Primary meanings given in L&S are 'to strive to seize, lay hold of, catch at, snatch, chase, hunt, capture', so I think that they are right in steering learners towards "try to grab" rather than simply "catch", but you are also right that it can also mean to catch / capture.

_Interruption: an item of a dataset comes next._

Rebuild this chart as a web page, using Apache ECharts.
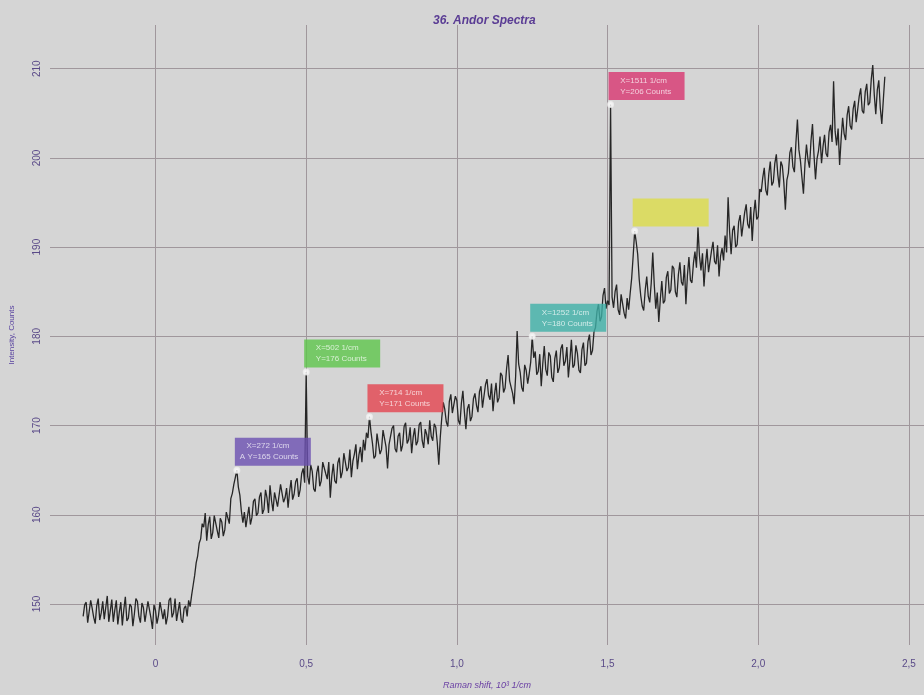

And here the good old Georges: capto, āvī, ātum, āre (Intens. v. capio), nach etw. fahnden, mit Eifer, Verlangen nach etw. greifen, haschen, schnappen, auf etw. Jagd machen, I) eig.: feras, Verg.: muscas, Suet.: leporem laqueo, Hor.: colla lacertis, Ov.: auras, Verg. – II) übtr.: A) im allg., eifrig nach etw. streben, verlangen, trachten, auf etw. passen, etw. ablauern, zu erschleichen suchen, sermonem alcis, belauschen, Plaut.: sonitum aure admotā, horchen auf usw., Liv.: pulsum venarum et momenta, auf die einzelnen Pulsschläge lauschen, Apul.: assensionem alcis, Cic.: occasionem, Cic.: frigus, Verg.: somnos, Col.: benevolentiam, Cic.: gloriam, Ov. u. Lact.: plausus, risus, Cic.: pretia annonae (hohe Getreidepreise), [987] Ambros.: cenas divitum, Petr.: observes filium, quid agat, quid cum illo consili captet, was für Ränke er mit jenem spinnt, Ter. Andr. 170. – m. folg. Infin., Ov. met. 10, 58. Phaedr. 4, 8, 6. Col. 8, 11, 2. Liv. ep. 88 u. 103. – mit folg. indir. Fragesatz, variis captare ominibus an etc., zu erfahren wünschen, Suet. Tib. 14, 2. – m. folg. ne u. Konj., Petr. 141, 11. – B) insbes.: 1) jmd. od. etw., bes. auf listige Weise, zu fangen-, zu gewinnen suchen, alqm, Cic. u.a.: caute mihi captandum est cum illo (st. captandus est ille), Plaut.: alqm impudicitiae, d.i. zu überführen suchen, Plaut.: insidiis hostem, Liv.: Boeotorum gentem captatam (sc. ad foedus) Philippo, Liv.: verba, sophistisch deuten, ICt.: captabunt in animam iusti, werden den Seelen der Gerechten nachstellen, Vulg. psalm. 93, 21: inter se perite captantium lusus, Sen. ep. 102, 2. – 2) captare testamenta, Erbschleicherei treiben, erbschleichen, Hor. sat. 2, 5, 23. Sen. de ben. 6, 38, 3: u. so c. hereditatem, Ulp. dig. 29, 6, 1 pr.: captare alqm, bei jmd. erbschleichen, Mart. 6, 63, 1. Plin. ep. 2, 20, 7. Iuven. 16, 56: aut captantur aut captant, sie sind Erbbeschlichene od. Erbschleicher, Petr. 116, 6. – / Depon. Nbf. captor, āri, Augustin. serm. 109, 2 ed. Mai.


Do all Latin verbs have some form where it means "try to __" ? Like, "We try to sleep"?


I think "try to capture" should be accepted. Am I wrong?


Please accept "grab" also

  • 1046

Can someone explain please, the difference between mus (introduced earlier in this lesson) and murem (here). Both appear to be defined as mouse (singular).


mus is the nominative singular. Used when a mouse is doing the action. mus mustelas captat -> 'The mouse tries to grab the weasels'

murem is accusative singular. Used when the action is done to a mouse (as it is here). Mustelae murem captant -> 'The weasels try to grab the mouse'.


''We try grabbing the mouse'' is not accepted.


This is not exactly the same thing in English, at least. to my native ears. (1) We try to grab the mouse (but are unsuccessful). (2) We are looking for a solution to the mouse problem - we try chasing the mouse with a broom, then we try spraying it with insecticide, then we try throwing missiles at it. Although we are afraid of getting bitten, we even try grabbing the mouse. But all our efforts are in vain. I.e. (1) try to = attempt to, (2) try ... ing = experiment with ...ing, also: try out. A subtle, perhaps, but very real distincitn.